I think you're well into AI hallucination territory here. If you're talking about a riser that sits on the top of the printer - the only thing I've ever heard called a riser - then it could totally collapse and you wouldn't have to re-level your bed. Also, the P2S has auto-levelling so as long as you're within half a mile of level, it can compensate. Max weight is likely to be 5kg ish (unless you're talking about some sort of multi-AMS carousel) so you could make it from cardboard and it would withstand the weight. You certainly don't need any sort of fibre reinforcement - if you like the look, fine...but you don't NEED it. Most of the fibre reinforcement doesn't massively help with real world strength tests anyway - it's more about aesthetics, some stiffness and dimensional accuracy (they don't shrink/warp as much).
Mine is PETG. I printed it the best part of a year ago. It has an AMS on a flipper on top and it was totally "print it once and forget about it". I've had no bed levelling issues, no vibration induced ringing (input shaping counters that anyway and you're never going to get a system that doesn't resonate at some frequency), no "surprise cracks"...and it's outlasted more nozzles than I care to admit.

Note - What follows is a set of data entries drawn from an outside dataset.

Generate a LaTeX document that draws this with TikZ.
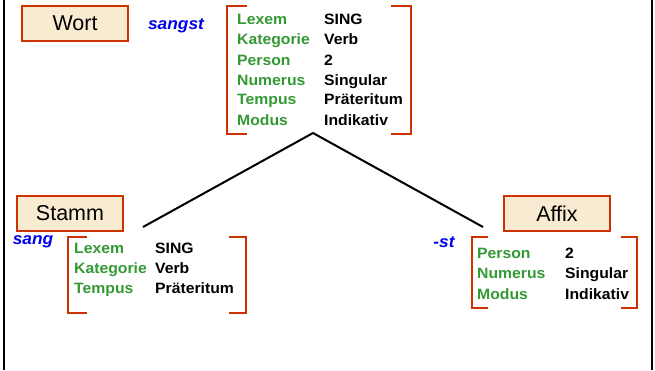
\documentclass[tikz,border=0pt]{standalone}
\usepackage{fontspec}
\setmainfont{Liberation Sans}
\newfontfamily\labfont[FakeStretch=1.05]{Liberation Sans}
\definecolor{brk}{HTML}{CC3300}
\definecolor{grn}{HTML}{339933}
\definecolor{parch}{HTML}{F9EAD2}
\definecolor{blu}{HTML}{0000EE}
\tikzset{
  catbox/.style={draw=brk, line width=2.2pt, fill=parch, minimum width=106pt, minimum height=35pt, inner sep=0pt, font=\fontsize{21.5}{24}\selectfont},
  feat/.style={anchor=base west, inner sep=0pt, text=grn, font=\labfont\bfseries\fontsize{15}{16}\selectfont},
  val/.style={anchor=base west, inner sep=0pt, text=black, font=\labfont\bfseries\fontsize{15}{16}\selectfont},
  form/.style={inner sep=0pt, text=blu, font=\labfont\bfseries\itshape\fontsize{16.5}{18}\selectfont},
  brack/.style={draw=brk, line width=2.4pt},
  branch/.style={draw=black, line width=2pt},
  frame/.style={draw=black, line width=2pt}
}
\begin{document}
\begin{tikzpicture}[x=1pt,y=-1pt]
\useasboundingbox (0,0) rectangle (655,370);
% frame sides
\coordinate (fl1) at (4,0); \coordinate (fl2) at (4,370);
\coordinate (fr1) at (652,0); \coordinate (fr2) at (652,370);
\draw[frame] (fl1) -- (fl2);
\draw[frame] (fr1) -- (fr2);

% top word
\node[catbox] (wort) at (75,23.5) {Wort};
\node[form] (sangst) at (176,26) {sangst};
\draw[brack] (247,6) -- (227,6) -- (227,134) -- (247,134);
\draw[brack] (391,6) -- (411,6) -- (411,134) -- (391,134);
\node[feat] (f1) at (237,24.5) {Lexem};     \node[val] (v1) at (324,24.5) {SING};
\node[feat] (f2) at (237,44.5) {Kategorie}; \node[val] (v2) at (324,44.5) {Verb};
\node[feat] (f3) at (237,65) {Person};   \node[val] (v3) at (324,65) {2};
\node[feat] (f4) at (237,85) {Numerus};  \node[val] (v4) at (324,85) {Singular};
\node[feat] (f5) at (237,104.5) {Tempus};  \node[val] (v5) at (324,104.5) {Präteritum};
\node[feat] (f6) at (237,125.5) {Modus};   \node[val] (v6) at (324,125.5) {Indikativ};

% tree branches
\coordinate (peak) at (313,133);
\coordinate (lend) at (143,227);
\coordinate (rend) at (483,227);
\draw[branch] (lend) -- (peak) -- (rend);

% Stamm
\node[catbox] (stamm) at (70,213.5) {Stamm};
\node[form] (sang) at (33,242) {sang};
\draw[brack] (87,237) -- (68,237) -- (68,313) -- (87,313);
\draw[brack] (229,237) -- (246,237) -- (246,313) -- (229,313);
\node[feat] (s1) at (74,253.5) {Lexem};     \node[val] (t1) at (155,253.5) {SING};
\node[feat] (s2) at (74,273.5) {Kategorie}; \node[val] (t2) at (155,273.5) {Verb};
\node[feat] (s3) at (74,293.5) {Tempus};    \node[val] (t3) at (155,293.5) {Präteritum};

% Affix
\node[catbox] (affix) at (557,213.5) {Affix};
\node[form] (st) at (444,242) {-st};
\draw[brack] (488,237) -- (472,237) -- (472,308) -- (488,308);
\draw[brack] (621,237) -- (637,237) -- (637,308) -- (621,308);
\node[feat] (a1) at (477,258.5) {Person};  \node[val] (b1) at (565,258.5) {2};
\node[feat] (a2) at (477,278.5) {Numerus}; \node[val] (b2) at (565,278.5) {Singular};
\node[feat] (a3) at (477,299) {Modus};   \node[val] (b3) at (565,299) {Indikativ};
\end{tikzpicture}
\end{document}
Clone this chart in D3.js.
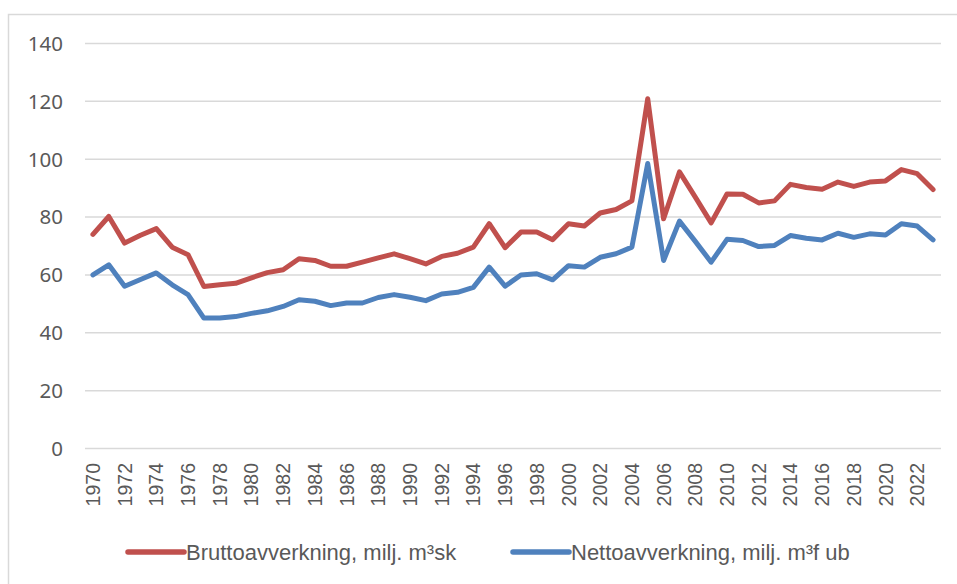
<!DOCTYPE html>
<html>
<head>
<meta charset="utf-8">
<script src="https://cdn.jsdelivr.net/npm/d3@7"></script>
<style>
  body { margin: 0; background: #fff; }
  svg { display: block; }
</style>
</head>
<body>
<svg id="chart" width="957" height="584"></svg>
<script>
// years on the category axis
const years = d3.range(1970, 2024);

// Bruttoavverkning, milj. m³sk
const brutto = [
  74, 80.2, 71, 73.7, 76, 69.6, 67, 56, 56.6, 57.1,
  59, 60.8, 61.8, 65.6, 65, 63, 63, 64.4, 65.9, 67.3,
  65.6, 63.8, 66.4, 67.5, 69.6, 77.7, 69.4, 74.8, 74.8, 72.2,
  77.7, 76.9, 81.4, 82.6, 85.6, 120.9, 79.4, 95.6, 86.9, 78,
  88, 87.9, 84.9, 85.6, 91.3, 90.2, 89.6, 92.1, 90.6, 92.1,
  92.5, 96.4, 95, 89.5
];

// Nettoavverkning, milj. m³f ub
const netto = [
  60, 63.5, 56.1, 58.4, 60.7, 56.6, 53.2, 45.1, 45.1, 45.6,
  46.7, 47.6, 49.1, 51.4, 50.9, 49.4, 50.3, 50.3, 52.2, 53.2,
  52.3, 51.1, 53.4, 54, 55.7, 62.7, 56.1, 60, 60.4, 58.3,
  63.2, 62.7, 66.1, 67.3, 69.6, 98.5, 65, 78.6, 71.6, 64.4,
  72.3, 71.9, 69.8, 70.2, 73.6, 72.7, 72.1, 74.4, 73, 74.2,
  73.8, 77.7, 76.9, 72.1
];

const yTicks = [0, 20, 40, 60, 80, 100, 120, 140];
const seriesNames = ["Bruttoavverkning, milj. m³sk", "Nettoavverkning, milj. m³f ub"];
const colors = ["#C0504D", "#4F81BD"];

const svg = d3.select("#chart");

// chart frame (right and bottom edges run off the picture)
svg.append("rect")
  .attr("x", 8.5).attr("y", 14.5)
  .attr("width", 960).attr("height", 580)
  .attr("fill", "none")
  .attr("stroke", "#D9D9D9")
  .attr("stroke-width", 1.5);

const x = d3.scalePoint()
  .domain(years)
  .range([85, 941])
  .padding(0.5);

const y = d3.scaleLinear()
  .domain([0, 140])
  .range([448.5, 43.5]);

// gridlines
svg.append("g")
  .selectAll("line")
  .data(yTicks)
  .join("line")
  .attr("x1", 85).attr("x2", 941)
  .attr("y1", d => y(d)).attr("y2", d => y(d))
  .attr("stroke", "#D9D9D9")
  .attr("stroke-width", 1.5);

// y labels
svg.append("g")
  .selectAll("text")
  .data(yTicks)
  .join("text")
  .attr("x", 63)
  .attr("y", d => y(d))
  .attr("dy", "0.36em")
  .attr("text-anchor", "end")
  .attr("fill", "#595959")
  .style("font", "20.5px 'Noto Sans', sans-serif")
  .text(d => d);

// x labels, every second year, rotated
svg.append("g")
  .selectAll("text")
  .data(years.filter((d, i) => i % 2 === 0))
  .join("text")
  .attr("transform", d => `translate(${x(d)},463) rotate(-90)`)
  .attr("dy", "0.36em")
  .attr("text-anchor", "end")
  .attr("fill", "#595959")
  .style("font", "19.5px 'Liberation Sans', Arial, sans-serif")
  .text(d => d);

// lines
const line = d3.line()
  .x((d, i) => x(years[i]))
  .y(d => y(d));

[brutto, netto].forEach((s, k) => {
  svg.append("path")
    .datum(s)
    .attr("d", line)
    .attr("fill", "none")
    .attr("stroke", colors[k])
    .attr("stroke-width", 5)
    .attr("stroke-linejoin", "round")
    .attr("stroke-linecap", "round");
});

// legend
const legendX = [128, 513];
const lg = svg.append("g")
  .selectAll("g")
  .data(seriesNames)
  .join("g")
  .attr("transform", (d, i) => `translate(${legendX[i]},552)`);

lg.append("line")
  .attr("x1", 0).attr("x2", 56)
  .attr("stroke", (d, i) => colors[i])
  .attr("stroke-width", 5.5)
  .attr("stroke-linecap", "round");

lg.append("text")
  .attr("x", 58)
  .attr("y", 8)
  .attr("fill", "#595959")
  .style("font", "22px 'Liberation Sans Narrow', 'Arial Narrow', sans-serif")
  .text(d => d);
</script>
</body>
</html>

If you want to go with the AI's opinion, you might want to ask it how many riser's it's printed personally and how those went! Look, you can totally print it out of PA12-GF if you really must but it's way pricier than it needs to be, totally overkill and you'll most likely have problems with the stuff being too wet to print until you dry it and keep it dry while you print...and then dry it some more next time you want to print with it.
 
I think you're well into AI hallucination territory here. If you're talking about a riser that sits on the top of the printer - the only thing I've ever heard called a riser - then it could totally collapse and you wouldn't have to re-level your bed. Also, the P2S has auto-levelling so as long as you're within half a mile of level, it can compensate. Max weight is likely to be 5kg ish (unless you're talking about some sort of multi-AMS carousel) so you could make it from cardboard and it would withstand the weight. You certainly don't need any sort of fibre reinforcement - if you like the look, fine...but you don't NEED it. Most of the fibre reinforcement doesn't massively help with real world strength tests anyway - it's more about aesthetics, some stiffness and dimensional accuracy (they don't shrink/warp as much).

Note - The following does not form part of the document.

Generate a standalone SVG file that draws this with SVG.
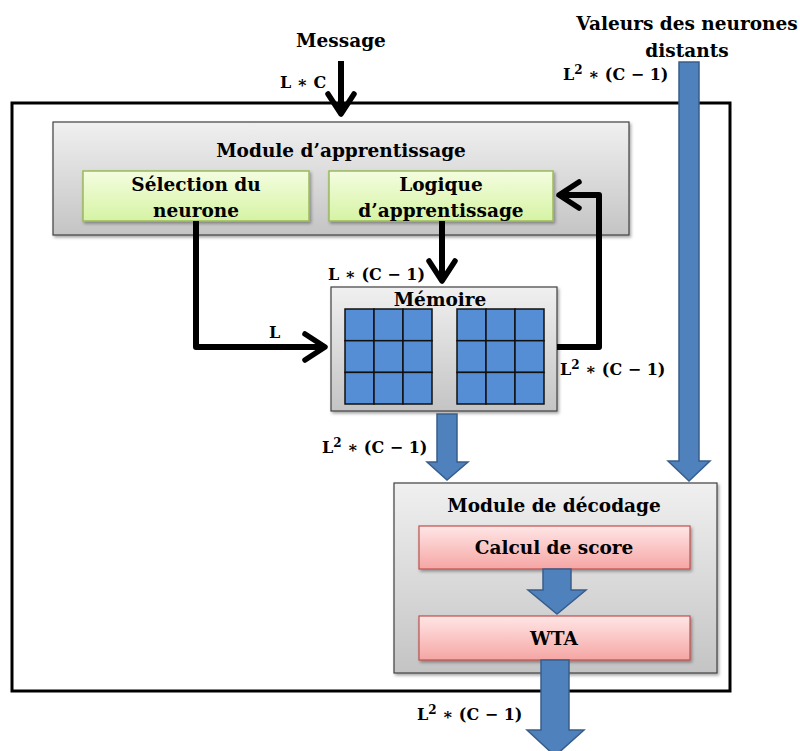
<svg xmlns="http://www.w3.org/2000/svg" width="800" height="751" viewBox="0 0 800 751">
<defs>
<linearGradient id="gGray" x1="0" y1="0" x2="0" y2="1"><stop offset="0" stop-color="#f0f0f0"/><stop offset="1" stop-color="#c4c4c4"/></linearGradient>
<linearGradient id="gGreen" x1="0" y1="0" x2="0" y2="1"><stop offset="0" stop-color="#f4fde0"/><stop offset="1" stop-color="#d6f3a4"/></linearGradient>
<linearGradient id="gRed" x1="0" y1="0" x2="0" y2="1"><stop offset="0" stop-color="#ffe6e6"/><stop offset="1" stop-color="#f5a6a4"/></linearGradient>
<filter id="sh" x="-10%" y="-10%" width="130%" height="140%"><feDropShadow dx="1.5" dy="2" stdDeviation="1.5" flood-color="#000" flood-opacity="0.35"/></filter>
<marker id="chev" viewBox="0 0 28 32" markerWidth="28" markerHeight="32" refX="24" refY="16" orient="auto" markerUnits="userSpaceOnUse">
<path d="M4,3 L24,16 L4,29" fill="none" stroke="#000" stroke-width="5.5" stroke-linecap="round" stroke-linejoin="round"/>
</marker>
<style>
text{font-family:"DejaVu Serif","Liberation Serif",serif;font-weight:bold;fill:#000}
.t{font-size:18.5px;text-anchor:middle}
.m{font-size:16px}
.sup{font-size:12px}
.module{fill:url(#gGray);stroke:#404040;stroke-width:1.2;filter:url(#sh)}
.green{fill:url(#gGreen);stroke:#9bbb59;stroke-width:1.5;filter:url(#sh)}
.red{fill:url(#gRed);stroke:#c0504d;stroke-width:1.2;filter:url(#sh)}
.cell{fill:#558ed5;stroke:#111;stroke-width:1.5}
.blue{fill:#4f81bd;stroke:#385d8a;stroke-width:1.5;stroke-linejoin:miter}
.wire{fill:none;stroke:#000;stroke-width:6;stroke-linejoin:round;marker-end:url(#chev)}
</style>
</defs>
<rect id="outer" x="12" y="103" width="718" height="588" fill="#fff" stroke="#000" stroke-width="3"/>

<g id="labels-in">
<text class="t" x="341" y="47">Message</text>
<text class="m" x="280" y="88">L ∗ C</text>
<text class="t" x="687" y="30">Valeurs des neurones</text>
<text class="t" x="687" y="57">distants</text>
<text class="m" x="563" y="80">L<tspan class="sup" dy="-6">2</tspan><tspan dy="6"> ∗ (C − 1)</tspan></text>
</g>

<g id="module-apprentissage">
<rect class="module" x="53" y="122" width="576" height="113"/>
<text class="t" x="341" y="157">Module d’apprentissage</text>
</g>
<g id="selection">
<rect class="green" x="83" y="171" width="226" height="50"/>
<text class="t" x="196" y="191">Sélection du</text>
<text class="t" x="196" y="217">neurone</text>
</g>
<g id="logique">
<rect class="green" x="329" y="171" width="224" height="50"/>
<text class="t" x="441" y="191">Logique</text>
<text class="t" x="441" y="217">d’apprentissage</text>
</g>

<g id="memoire">
<rect class="module" x="331" y="287" width="226" height="124"/>
<text class="t" x="440" y="306">Mémoire</text>
<g>
<rect class="cell" x="345" y="309" width="29" height="31.7"/><rect class="cell" x="374" y="309" width="29" height="31.7"/><rect class="cell" x="403" y="309" width="29" height="31.7"/>
<rect class="cell" x="345" y="340.7" width="29" height="31.7"/><rect class="cell" x="374" y="340.7" width="29" height="31.7"/><rect class="cell" x="403" y="340.7" width="29" height="31.7"/>
<rect class="cell" x="345" y="372.4" width="29" height="31.6"/><rect class="cell" x="374" y="372.4" width="29" height="31.6"/><rect class="cell" x="403" y="372.4" width="29" height="31.6"/>
</g>
<g>
<rect class="cell" x="457" y="309" width="29" height="31.7"/><rect class="cell" x="486" y="309" width="29" height="31.7"/><rect class="cell" x="515" y="309" width="29" height="31.7"/>
<rect class="cell" x="457" y="340.7" width="29" height="31.7"/><rect class="cell" x="486" y="340.7" width="29" height="31.7"/><rect class="cell" x="515" y="340.7" width="29" height="31.7"/>
<rect class="cell" x="457" y="372.4" width="29" height="31.6"/><rect class="cell" x="486" y="372.4" width="29" height="31.6"/><rect class="cell" x="515" y="372.4" width="29" height="31.6"/>
</g>
</g>

<g id="module-decodage">
<rect class="module" x="394" y="483" width="323" height="190"/>
<text class="t" x="554" y="512">Module de décodage</text>
</g>
<g id="calcul">
<rect class="red" x="419" y="526" width="271" height="43"/>
<text class="t" x="554" y="554">Calcul de score</text>
</g>
<g id="wta">
<rect class="red" x="419" y="616" width="271" height="44"/>
<text class="t" x="554" y="645">WTA</text>
</g>

<g id="connectors">
<path class="wire" d="M341,61 L341,114"/>
<path class="wire" d="M196,221 L196,347 L325,347"/>
<path class="wire" d="M442,221 L442,281"/>
<path class="wire" d="M557,347 L599,347 L599,195 L559,195"/>
<polygon class="blue" points="679,62 699,62 699,461 710,461 689,481 668,461 679,461"/>
<polygon class="blue" points="437,414 457,414 457,462 468,462 447,480 427,462 437,462"/>
<polygon class="blue" points="543,569 571,569 571,590 586,590 557,614 528,590 543,590"/>
<polygon class="blue" points="541,660 569,660 569,730 584,730 555,756 527,730 541,730"/>
<text class="m" x="269" y="338">L</text>
<text class="m" x="328" y="280">L ∗ (C − 1)</text>
<text class="m" x="560" y="375">L<tspan class="sup" dy="-6">2</tspan><tspan dy="6"> ∗ (C − 1)</tspan></text>
<text class="m" x="322" y="453">L<tspan class="sup" dy="-6">2</tspan><tspan dy="6"> ∗ (C − 1)</tspan></text>
<text class="m" x="417" y="720">L<tspan class="sup" dy="-6">2</tspan><tspan dy="6"> ∗ (C − 1)</tspan></text>
</g>
</svg>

Mine is PETG. I printed it the best part of a year ago. It has an AMS on a flipper on top and it was totally "print it once and forget about it". I've had no bed levelling issues, no vibration induced ringing (input shaping counters that anyway and you're never going to get a system that doesn't resonate at some frequency), no "surprise cracks"...and it's outlasted more nozzles than I care to admit.
If you want to go with the AI's opinion, you might want to ask it how many riser's it's printed personally and how those went! Look, you can totally print it out of PA12-GF if you really must but it's way pricier than it needs to be, totally overkill and you'll most likely have problems with the stuff being too wet to print until you dry it and keep it dry while you print...and then dry it some more next time you want to print with it.
You are correct! It would seem that the AI and I where conversing about different types of riser. I was wrong to go down the PA route . PLA is fine for the P2S Riser - AMS Flipper. I have switched back to my original PLA version. Thank you for keeping me right!